If you’re here because you’re wondering who I am, this might be of interest. I’m a writer, the author or co-author of eleven books. I’ve had a hand in creating many more than that. I also write popular blogs for Psychology Today and Psych Central.
I never intended to become a writer; I only wanted to be a reader. I knew that during my childhood, growing up in a home with virtually no books except a few bestsellers people touted and Reader’s Digest Condensed. I learned to read before I was four and was the kid who couldn’t bear to return books to the library. I asked for books for my birthday and Christmas and, on Saturdays, my father would buy me a Nancy Drew or Bobbsey Twins book when we went grocery shopping. When I went to the Riverdale Country School for Girls, the library was where I felt happiest. Being an English major in college guaranteed my status as a reader. But then graduation loomed and there was the existential problem: Who pays you to be a reader? The only answer was graduate school which is what I did. I became a writer over twenty years ago pretty much by accident but I have fulfilled my childhood dream: I have spent my whole adult life reading.

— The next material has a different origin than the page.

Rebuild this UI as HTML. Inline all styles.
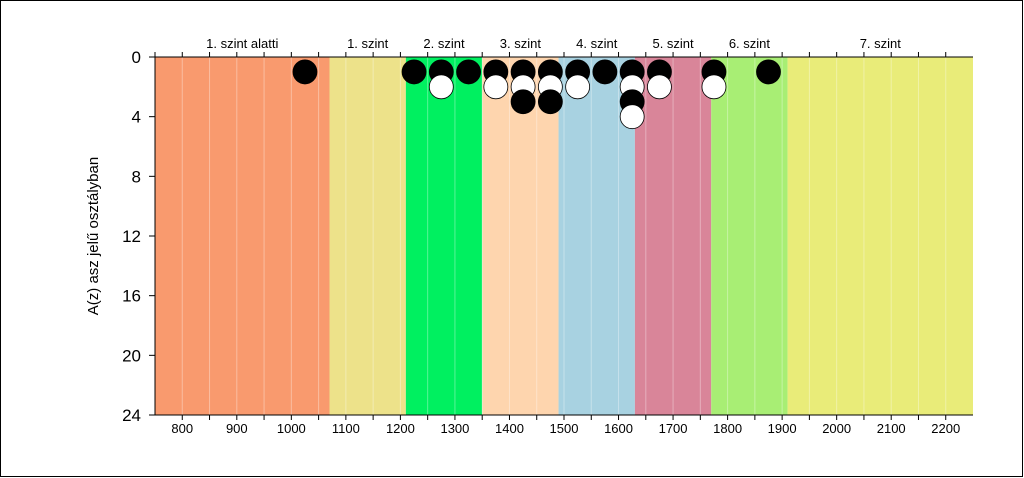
<!DOCTYPE html>
<html><head><meta charset="utf-8"><style>
body{margin:0;background:#fff}
svg{display:block;font-family:"Liberation Sans",sans-serif}
</style></head><body>
<svg width="1024" height="478" viewBox="0 0 1024 478">
<rect x="0.5" y="0.5" width="1022" height="476" fill="#fff" stroke="#000"/>
<g id="bands"></g><g id="grid"></g><g id="axes"></g><g id="pts"></g>
<text transform="translate(98,236) rotate(-90)" text-anchor="middle" font-size="15">A(z) asz jelű osztályban</text>
</svg>
<script>
const bandNames=["1. szint alatti","1. szint","2. szint","3. szint","4. szint","5. szint","6. szint","7. szint"];
const bandEdges=[750,1070,1210,1350,1490,1630,1770,1910,2250];
const bandColors=["#F99A6E","#EDE28A","#00F060","#FED5AE","#A8D2E1","#D98599","#A8EE74","#E9EC79"];
const xTicks=[800,900,1000,1100,1200,1300,1400,1500,1600,1700,1800,1900,2000,2100,2200];
const yTicks=[0,4,8,12,16,20,24];
const blackX=[1025,1225,1275,1325,1375,1425,1475,1525,1575,1625,1675,1775,1875];
const blackY=[1,1,1,1,1,1,1,1,1,1,1,1,1];
const white1X=[1275,1375,1425,1475,1525,1625,1675,1775];
const white1Y=[2,2,2,2,2,2,2,2];
const black2X=[1425,1475,1625];
const black2Y=[3,3,3];
const white2X=[1625];
const white2Y=[4];
const X0=155,X1=973,Y0=57,Y1=415,D0=750,D1=2250;
const sx=v=>X0+(v-D0)/(D1-D0)*(X1-X0);
const sy=v=>Y0+v/24*(Y1-Y0);
const NS="http://www.w3.org/2000/svg";
function mk(p,t,a){const e=document.createElementNS(NS,t);for(const k in a)e.setAttribute(k,a[k]);document.getElementById(p).appendChild(e);return e;}
for(let i=0;i<bandNames.length;i++){
 const r=mk("bands","rect",{x:sx(bandEdges[i]),y:Y0,width:sx(bandEdges[i+1])-sx(bandEdges[i]),height:Y1-Y0,fill:bandColors[i]});
 
 
 const t=mk("axes","text",{x:(sx(bandEdges[i])+sx(bandEdges[i+1]))/2,y:48,"text-anchor":"middle","font-size":"13"});
 t.textContent=bandNames[i];
 
 
}
for(let v=800;v<D1;v+=50){
 mk("grid","line",{x1:sx(v),x2:sx(v),y1:Y0,y2:Y1,stroke:"rgba(255,255,255,0.35)","stroke-width":1});
 mk("axes","line",{x1:sx(v),x2:sx(v),y1:Y0,y2:Y0-5,stroke:"#000"});
 mk("axes","line",{x1:sx(v),x2:sx(v),y1:Y1,y2:Y1+5,stroke:"#000"});
}
mk("axes","line",{x1:X0,x2:X1,y1:Y0,y2:Y0,stroke:"#000"});
mk("axes","line",{x1:X0,x2:X1,y1:Y1,y2:Y1,stroke:"#000"});
mk("axes","line",{x1:X0,x2:X0,y1:Y0-5,y2:Y1,stroke:"#000"});
xTicks.forEach(v=>{const t=mk("axes","text",{x:sx(v),y:433,"text-anchor":"middle","font-size":"13"});t.textContent=v;
 
 });
yTicks.forEach(v=>{mk("axes","line",{x1:X0-6,x2:X0,y1:sy(v),y2:sy(v),stroke:"#000"});
 const t=mk("axes","text",{x:X0-14,y:sy(v)+6,"text-anchor":"end","font-size":"17"});t.textContent=v;
 
 });
function dots(xs,ys,fill,name){xs.forEach((v,i)=>{const c=mk("pts","circle",{cx:sx(v),cy:sy(ys[i]),r:12,fill:fill,stroke:"#000","stroke-width":0.8});
 
 });}
dots(blackX,blackY,"#000","point-black");
dots(white1X,white1Y,"#fff","point-white");
dots(black2X,black2Y,"#000","point-black");
dots(white2X,white2Y,"#fff","point-white");
</script>
</body></html>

I’m a first-generation American with two Dutch parents. That fact both broadened and narrowed my horizons by turns. I felt like an outsider growing up, not as “American” as everyone else I knew.

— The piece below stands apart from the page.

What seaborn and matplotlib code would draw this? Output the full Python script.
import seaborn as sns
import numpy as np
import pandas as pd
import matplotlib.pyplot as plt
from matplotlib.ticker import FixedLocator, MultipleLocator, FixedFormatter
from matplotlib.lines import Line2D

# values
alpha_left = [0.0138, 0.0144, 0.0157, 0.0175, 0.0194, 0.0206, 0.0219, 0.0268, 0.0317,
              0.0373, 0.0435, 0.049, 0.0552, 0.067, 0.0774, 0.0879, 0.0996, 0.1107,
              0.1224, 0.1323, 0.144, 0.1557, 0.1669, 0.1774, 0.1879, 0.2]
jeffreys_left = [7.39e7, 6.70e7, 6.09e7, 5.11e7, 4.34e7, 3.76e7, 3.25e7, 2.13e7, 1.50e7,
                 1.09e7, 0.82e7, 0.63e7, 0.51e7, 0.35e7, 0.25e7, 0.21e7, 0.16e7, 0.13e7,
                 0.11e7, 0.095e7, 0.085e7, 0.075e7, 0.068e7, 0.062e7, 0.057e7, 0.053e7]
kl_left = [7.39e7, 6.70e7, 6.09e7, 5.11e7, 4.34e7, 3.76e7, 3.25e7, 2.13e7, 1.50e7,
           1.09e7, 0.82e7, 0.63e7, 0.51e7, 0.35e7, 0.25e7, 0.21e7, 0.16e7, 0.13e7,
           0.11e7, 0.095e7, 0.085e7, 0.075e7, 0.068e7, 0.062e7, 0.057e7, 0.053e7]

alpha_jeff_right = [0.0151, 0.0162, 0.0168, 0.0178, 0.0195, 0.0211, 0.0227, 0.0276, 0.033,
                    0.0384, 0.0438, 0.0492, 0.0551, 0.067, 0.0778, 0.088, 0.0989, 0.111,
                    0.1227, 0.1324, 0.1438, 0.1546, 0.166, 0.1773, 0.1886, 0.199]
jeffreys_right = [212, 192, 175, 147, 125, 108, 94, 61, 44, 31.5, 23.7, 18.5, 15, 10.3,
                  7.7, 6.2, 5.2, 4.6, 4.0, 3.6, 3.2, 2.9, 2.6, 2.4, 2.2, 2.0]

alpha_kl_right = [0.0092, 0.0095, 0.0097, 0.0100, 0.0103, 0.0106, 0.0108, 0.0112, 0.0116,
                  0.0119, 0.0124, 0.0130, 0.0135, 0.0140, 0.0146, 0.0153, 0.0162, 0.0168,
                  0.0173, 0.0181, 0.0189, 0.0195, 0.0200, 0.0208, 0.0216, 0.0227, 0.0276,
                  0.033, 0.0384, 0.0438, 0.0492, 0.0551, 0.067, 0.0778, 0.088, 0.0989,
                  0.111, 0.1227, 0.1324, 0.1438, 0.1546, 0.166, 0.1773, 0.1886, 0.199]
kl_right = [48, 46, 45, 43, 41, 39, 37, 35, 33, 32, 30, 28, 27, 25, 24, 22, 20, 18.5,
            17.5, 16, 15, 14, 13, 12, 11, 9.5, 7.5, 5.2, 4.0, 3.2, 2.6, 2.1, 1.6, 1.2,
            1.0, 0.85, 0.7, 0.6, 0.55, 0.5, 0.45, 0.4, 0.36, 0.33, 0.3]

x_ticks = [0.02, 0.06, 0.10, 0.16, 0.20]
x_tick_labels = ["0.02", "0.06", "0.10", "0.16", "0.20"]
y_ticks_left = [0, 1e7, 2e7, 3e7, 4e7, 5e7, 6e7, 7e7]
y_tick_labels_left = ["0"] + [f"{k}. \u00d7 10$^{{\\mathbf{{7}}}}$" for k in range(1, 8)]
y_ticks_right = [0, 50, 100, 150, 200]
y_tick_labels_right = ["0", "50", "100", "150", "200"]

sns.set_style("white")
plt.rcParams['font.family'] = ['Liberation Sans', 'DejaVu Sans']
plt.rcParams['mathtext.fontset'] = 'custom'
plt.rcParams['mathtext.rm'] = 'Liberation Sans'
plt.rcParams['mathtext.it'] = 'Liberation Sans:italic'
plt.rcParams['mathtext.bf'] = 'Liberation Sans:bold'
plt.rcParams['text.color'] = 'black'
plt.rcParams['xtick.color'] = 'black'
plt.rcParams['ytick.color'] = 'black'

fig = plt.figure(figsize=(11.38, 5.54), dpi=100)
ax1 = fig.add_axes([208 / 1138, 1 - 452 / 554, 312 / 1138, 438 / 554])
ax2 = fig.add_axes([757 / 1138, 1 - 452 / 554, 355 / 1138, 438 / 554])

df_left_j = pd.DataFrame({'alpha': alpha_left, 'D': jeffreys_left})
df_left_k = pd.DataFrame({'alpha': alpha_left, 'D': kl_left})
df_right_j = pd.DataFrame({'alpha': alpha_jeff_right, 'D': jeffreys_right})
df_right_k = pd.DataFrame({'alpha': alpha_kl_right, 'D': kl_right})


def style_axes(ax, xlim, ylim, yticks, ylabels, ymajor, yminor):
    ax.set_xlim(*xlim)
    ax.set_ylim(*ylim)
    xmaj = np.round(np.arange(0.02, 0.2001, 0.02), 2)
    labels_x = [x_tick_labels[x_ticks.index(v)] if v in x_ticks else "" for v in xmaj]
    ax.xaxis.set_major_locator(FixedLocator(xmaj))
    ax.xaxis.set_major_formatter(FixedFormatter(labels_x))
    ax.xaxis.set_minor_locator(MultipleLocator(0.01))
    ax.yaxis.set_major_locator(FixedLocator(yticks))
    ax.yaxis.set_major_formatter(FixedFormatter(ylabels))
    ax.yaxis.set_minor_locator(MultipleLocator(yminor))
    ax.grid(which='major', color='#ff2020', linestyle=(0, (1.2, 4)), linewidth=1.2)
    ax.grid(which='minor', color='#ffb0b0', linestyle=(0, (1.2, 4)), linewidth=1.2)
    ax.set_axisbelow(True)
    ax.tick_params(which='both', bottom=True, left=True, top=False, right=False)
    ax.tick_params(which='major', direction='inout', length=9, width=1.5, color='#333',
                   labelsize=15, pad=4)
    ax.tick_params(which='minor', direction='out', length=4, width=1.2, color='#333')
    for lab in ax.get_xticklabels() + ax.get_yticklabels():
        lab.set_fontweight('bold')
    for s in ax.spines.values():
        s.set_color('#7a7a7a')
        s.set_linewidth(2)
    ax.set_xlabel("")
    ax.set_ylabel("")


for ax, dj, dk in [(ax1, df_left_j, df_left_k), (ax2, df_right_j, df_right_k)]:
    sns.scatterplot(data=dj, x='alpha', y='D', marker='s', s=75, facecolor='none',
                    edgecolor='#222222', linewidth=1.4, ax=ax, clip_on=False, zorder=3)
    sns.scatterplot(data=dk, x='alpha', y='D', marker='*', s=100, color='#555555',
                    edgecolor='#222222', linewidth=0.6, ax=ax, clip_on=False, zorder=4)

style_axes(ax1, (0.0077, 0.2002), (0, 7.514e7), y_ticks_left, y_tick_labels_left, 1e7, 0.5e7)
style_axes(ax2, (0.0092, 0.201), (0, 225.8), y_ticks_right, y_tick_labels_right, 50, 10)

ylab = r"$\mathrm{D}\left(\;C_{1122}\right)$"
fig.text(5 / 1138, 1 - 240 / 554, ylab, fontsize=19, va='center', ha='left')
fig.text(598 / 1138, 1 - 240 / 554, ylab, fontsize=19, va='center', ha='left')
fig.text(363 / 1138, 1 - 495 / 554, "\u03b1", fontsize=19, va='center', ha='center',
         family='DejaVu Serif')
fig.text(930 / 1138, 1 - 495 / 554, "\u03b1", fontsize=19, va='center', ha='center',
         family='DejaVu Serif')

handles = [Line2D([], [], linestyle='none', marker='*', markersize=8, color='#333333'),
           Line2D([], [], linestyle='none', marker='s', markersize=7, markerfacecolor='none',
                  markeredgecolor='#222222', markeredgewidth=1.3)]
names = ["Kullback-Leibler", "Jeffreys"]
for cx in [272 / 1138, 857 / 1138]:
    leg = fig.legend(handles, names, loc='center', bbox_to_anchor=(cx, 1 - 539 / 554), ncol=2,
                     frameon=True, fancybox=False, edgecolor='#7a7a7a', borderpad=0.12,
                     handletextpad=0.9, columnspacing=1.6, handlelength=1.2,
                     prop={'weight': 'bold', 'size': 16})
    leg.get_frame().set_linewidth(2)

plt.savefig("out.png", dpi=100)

I was an only child until the age of nine.
I’m a Pisces. Make of that what you will.
I love to cook and bake but only for others. I love gardening but I’m second-rate because I can’t bear to cut anything back or sentence plants who fail to thrive to death. Great gardeners do all that and cultivate ruthlessness along with beautiful flowers.
I grew up a pretty girl who had to fight to get people to acknowledge her intelligence.
I’m a native New Yorker whose favorite city is Paris. I blab in French from time to time.
Education: University of Pennsylvania, BA with Honors in English, magna cum laude, 1969. Columbia University, M.A, with Honors in English. M. Phil.